◆ Given problem
Find every line with the string "this" in it, count them, and reply with that count only.

◆ Supplied data
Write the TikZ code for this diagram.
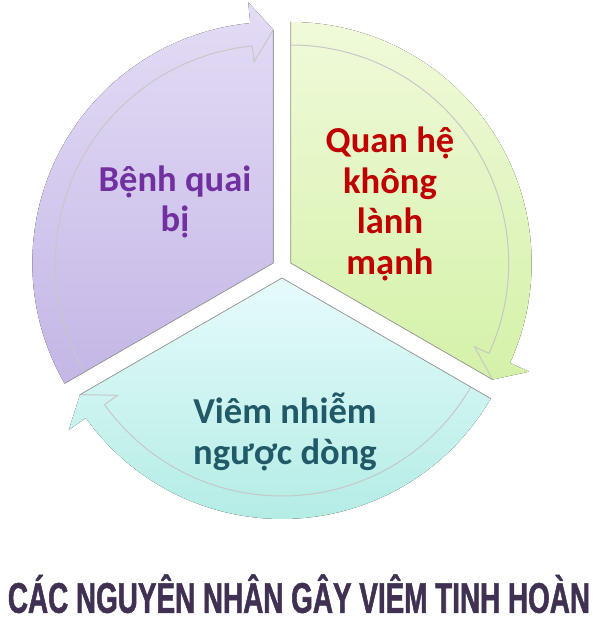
\documentclass[tikz,border=0pt]{standalone}
\usepackage{fontspec}
\setmainfont{Carlito}
\newfontfamily\titlefont[FakeStretch=0.65, BoldFeatures={FakeBold=1.2}]{Liberation Sans}
\definecolor{lavender}{RGB}{228,220,245}
\definecolor{lavenderdark}{RGB}{196,182,230}
\definecolor{lime}{RGB}{240,250,218}
\definecolor{limedark}{RGB}{212,241,168}
\definecolor{aqua}{RGB}{230,251,251}
\definecolor{aquadark}{RGB}{178,236,228}
\definecolor{textpurple}{RGB}{112,48,160}
\definecolor{textred}{RGB}{192,0,0}
\definecolor{textteal}{RGB}{33,89,104}
\definecolor{titlepurple}{RGB}{64,49,82}

\begin{document}
\begin{tikzpicture}[
  segedge/.style={draw=black!40, line width=0.5pt},
  innerline/.style={draw=black!22, line width=0.7pt},
  segtext/.style={font=\bfseries\fontsize{26}{29}\selectfont, align=center}
]
\useasboundingbox (-7.05,-8.775) rectangle (7.95,6.7);

% Bệnh quai bị
\begin{scope}[shift={(150:0.25)}]
\fill[top color=lavender, bottom color=lavenderdark] (0,0) -- (90:5.83) -- (95.5:6.55) -- (95.5:6.025) arc[start angle=95.5, end angle=210, radius=6.025] -- cycle;
\draw[innerline] (210:5.45) arc[start angle=210, end angle=95.5, radius=5.45] -- (95.5:5.05) -- (90:5.83);
\draw[segedge] (210:6.025) -- (0,0) -- (90:5.83);
\end{scope}

% Quan hệ không lành mạnh
\begin{scope}[shift={(30:0.25)}]
\fill[top color=lime, bottom color=limedark] (0,0) -- (-30:5.83) -- (-24.5:6.55) -- (-24.5:6.025) arc[start angle=-24.5, end angle=90, radius=6.025] -- cycle;
\draw[innerline] (90:5.45) arc[start angle=90, end angle=-24.5, radius=5.45] -- (-24.5:5.05) -- (-30:5.83);
\draw[segedge] (90:6.025) -- (0,0) -- (-30:5.83);
\end{scope}

% Viêm nhiễm ngược dòng
\begin{scope}[shift={(270:0.25)}]
\fill[top color=aqua, bottom color=aquadark] (0,0) -- (210:5.83) -- (215.5:6.55) -- (215.5:6.025) arc[start angle=215.5, end angle=330, radius=6.025] -- cycle;
\draw[innerline] (330:5.45) arc[start angle=330, end angle=215.5, radius=5.45] -- (215.5:5.05) -- (210:5.83);
\draw[segedge] (330:6.025) -- (0,0) -- (210:5.83);
\end{scope}

\node[segtext, text=textpurple] (quaibi) at (-2.675,1.65) {Bệnh quai\\bị};
\node[segtext, text=textred] (quanhe) at (2.7,1.6) {Quan hệ\\không\\lành\\mạnh};
\node[segtext, text=textteal] (viemnhiem) at (0.075,-4.1) {Viêm nhiễm\\ngược dòng};

\node[anchor=base, inner sep=0pt, text=titlepurple] (tieude) at (0.425,-8.62) {\titlefont\bfseries\fontsize{30.5}{32}\selectfont CÁC NGUYÊN NHÂN GÂY VIÊM TINH HOÀN};
\end{tikzpicture}
\end{document}
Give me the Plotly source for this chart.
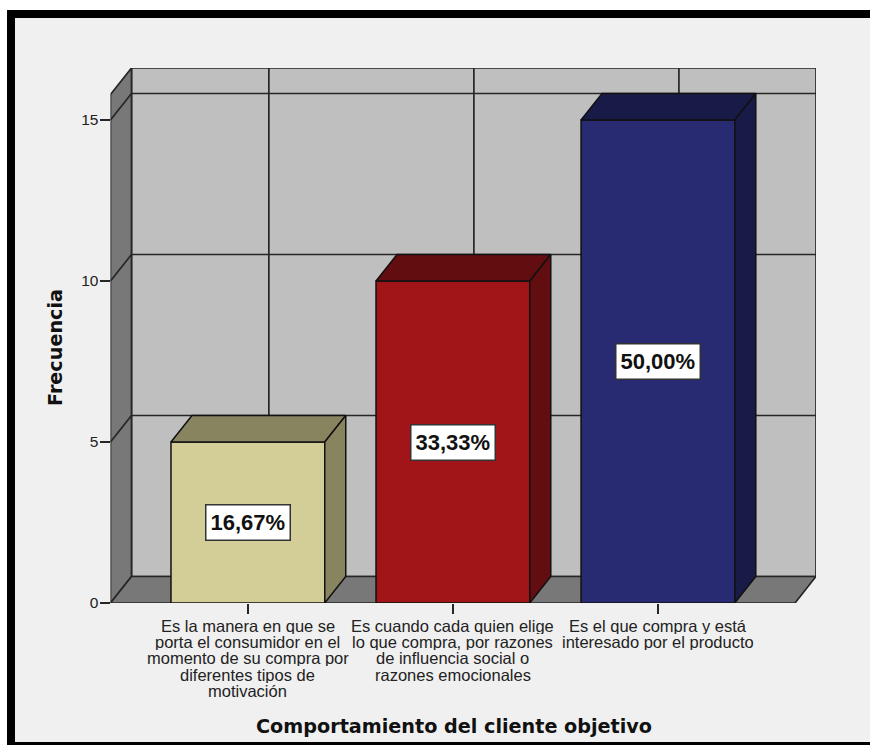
import plotly.graph_objects as go

# Survey counts and the percentage shown on each bar
categories = [
    ["Es la manera en que se", "porta el consumidor en el", "momento de su compra por",
     "diferentes tipos de", "motivación"],
    ["Es cuando cada quien elige", "lo que compra, por razones", "de influencia social o",
     "razones emocionales"],
    ["Es el que compra y está", "interesado por el producto"],
]
frequencies = [5, 10, 15]
percent_labels = ["16,67%", "33,33%", "50,00%"]
y_ticks = [0, 5, 10, 15]
x_title = "Comportamiento del cliente objetivo"
y_title = "Frecuencia"

front_colors = ["#d3ce97", "#a11417", "#282a72"]
shade_colors = ["#87845f", "#620d10", "#181a47"]

WIDTH, HEIGHT = 870, 745
BAR_WIDTH = 0.75
DEPTH_X = 0.1024   # oblique depth of the 3-D box, category units
DEPTH_Y = 0.823    # oblique depth of the 3-D box, frequency units
X_MIN, X_MAX = -0.67, 2.771
Y_MAX = 16.615
WALL_TOP = Y_MAX - DEPTH_Y
FLOOR_RIGHT = X_MAX - DEPTH_X

LINE = "#262626"
WALL = "#bfbfbf"
SIDE = "#787878"
BACKGROUND = "#f0f0f0"
TEXT = "#222222"


def polygon(xs, ys, fill, layer="below", width=1.7, color=LINE):
    path = "M" + " L".join(f"{x},{y}" for x, y in zip(xs, ys)) + " Z"
    return dict(type="path", path=path, xref="x", yref="y", layer=layer,
                fillcolor=fill, line=dict(color=color, width=width))


def segment(x0, y0, x1, y1, width=1.7):
    return dict(type="line", x0=x0, y0=y0, x1=x1, y1=y1, xref="x", yref="y",
                layer="below", line=dict(color=LINE, width=width))


x_back = X_MIN + DEPTH_X
shapes = [
    # Outer picture frame
    dict(type="rect", xref="paper", yref="paper", x0=0, x1=1, y0=0, y1=1,
         fillcolor="#000000", line_width=0, layer="below"),
    dict(type="rect", xref="paper", yref="paper", x0=0, x1=7 / WIDTH, y0=0, y1=1,
         fillcolor="#ffffff", line_width=0, layer="below"),
    dict(type="rect", xref="paper", yref="paper", x0=0, x1=1, y0=1 - 10 / HEIGHT, y1=1,
         fillcolor="#ffffff", line_width=0, layer="below"),
    dict(type="rect", xref="paper", yref="paper", x0=15 / WIDTH, x1=1,
         y0=3 / HEIGHT, y1=1 - 18 / HEIGHT,
         fillcolor=BACKGROUND, line_width=0, layer="below"),
    # Back wall, left wall and floor of the box
    polygon([x_back, X_MAX, X_MAX, x_back], [DEPTH_Y, DEPTH_Y, Y_MAX, Y_MAX], WALL),
    polygon([X_MIN, x_back, x_back, X_MIN], [0, DEPTH_Y, Y_MAX, WALL_TOP], SIDE),
    polygon([X_MIN, FLOOR_RIGHT, X_MAX, x_back], [0, 0, DEPTH_Y, DEPTH_Y], SIDE),
]
# Grid on the back wall, wrapping onto the left wall
for value in y_ticks[1:]:
    shapes.append(segment(x_back, value + DEPTH_Y, X_MAX, value + DEPTH_Y))
    shapes.append(segment(X_MIN, value, x_back, value + DEPTH_Y))
for i in range(len(categories)):
    shapes.append(segment(i + DEPTH_X, DEPTH_Y, i + DEPTH_X, Y_MAX))

fig = go.Figure()

# Front faces
fig.add_trace(go.Bar(
    x=list(range(len(frequencies))), y=frequencies, width=BAR_WIDTH,
    marker=dict(color=front_colors, line=dict(color="#111111", width=1.5)),
    showlegend=False, hoverinfo="skip",
))

# Top and side faces of each bar
for i, (value, shade) in enumerate(zip(frequencies, shade_colors)):
    left, right = i - BAR_WIDTH / 2, i + BAR_WIDTH / 2
    top_x = [left, right, right + DEPTH_X, left + DEPTH_X, left]
    top_y = [value, value, value + DEPTH_Y, value + DEPTH_Y, value]
    side_x = [right, right + DEPTH_X, right + DEPTH_X, right, right]
    side_y = [0, DEPTH_Y, value + DEPTH_Y, value, 0]
    for xs, ys in ((top_x, top_y), (side_x, side_y)):
        fig.add_trace(go.Scatter(
            x=xs, y=ys, mode="lines", fill="toself", fillcolor=shade,
            line=dict(color="#111111", width=1.5),
            showlegend=False, hoverinfo="skip",
        ))

annotations = []
# Percentage boxes at mid-height of the bars
for i, (value, label) in enumerate(zip(frequencies, percent_labels)):
    annotations.append(dict(
        x=i, y=value / 2, xref="x", yref="y", text=f"<b>{label}</b>", showarrow=False,
        font=dict(family="Liberation Sans", size=22, color="#111111"),
        bgcolor="#ffffff", bordercolor="#333333", borderwidth=1.5, borderpad=4,
        height=26, valign="middle",
    ))
# Category labels, one annotation per line for the tight leading
for i, lines in enumerate(categories):
    for n, line in enumerate(lines):
        annotations.append(dict(
            x=i, y=0, xref="x", yref="y", text=line, showarrow=False,
            yanchor="middle", yshift=-(23 + 16.2 * n), height=16,
            font=dict(family="Liberation Sans", size=16.5, color=TEXT),
        ))
# Axis titles, placed on the page so they do not push the plot margins
annotations.append(dict(
    x=453.5 / WIDTH, y=1 - 726 / HEIGHT, xref="paper", yref="paper",
    xanchor="center", yanchor="middle",
    text=f"<b>{x_title}</b>", showarrow=False,
    font=dict(family="DejaVu Sans", size=19.2, color="#111111"),
))
annotations.append(dict(
    x=55 / WIDTH, y=1 - 348 / HEIGHT, xref="paper", yref="paper",
    xanchor="center", yanchor="middle",
    text=f"<b>{y_title}</b>", showarrow=False, textangle=-90,
    font=dict(family="DejaVu Sans", size=19.2, color="#111111"),
))

fig.update_layout(
    width=WIDTH, height=HEIGHT,
    margin=dict(l=0, r=0, t=0, b=0, autoexpand=False),
    paper_bgcolor="#ffffff", plot_bgcolor="rgba(0,0,0,0)",
    shapes=shapes, annotations=annotations, bargap=0.25, showlegend=False,
    xaxis=dict(
        domain=[110.5 / WIDTH, 816 / WIDTH], range=[X_MIN, X_MAX],
        tickmode="array", tickvals=list(range(len(categories))), ticktext=["", "", ""],
        ticks="outside", ticklen=10, tickwidth=1.7, tickcolor=LINE,
        showgrid=False, zeroline=False, showline=False,
    ),
    yaxis=dict(
        domain=[1 - 603 / HEIGHT, 1 - 68 / HEIGHT], range=[0, Y_MAX],
        tickmode="array", tickvals=y_ticks, ticktext=[str(v) for v in y_ticks],
        ticks="outside", ticklen=10, tickwidth=1.7, tickcolor=LINE,
        tickfont=dict(family="Liberation Sans", size=15.5, color=TEXT),
        ticklabelstandoff=-2,
        showgrid=False, zeroline=False, showline=False,
    ),
)

fig.write_html("out.html")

◆ Task output
2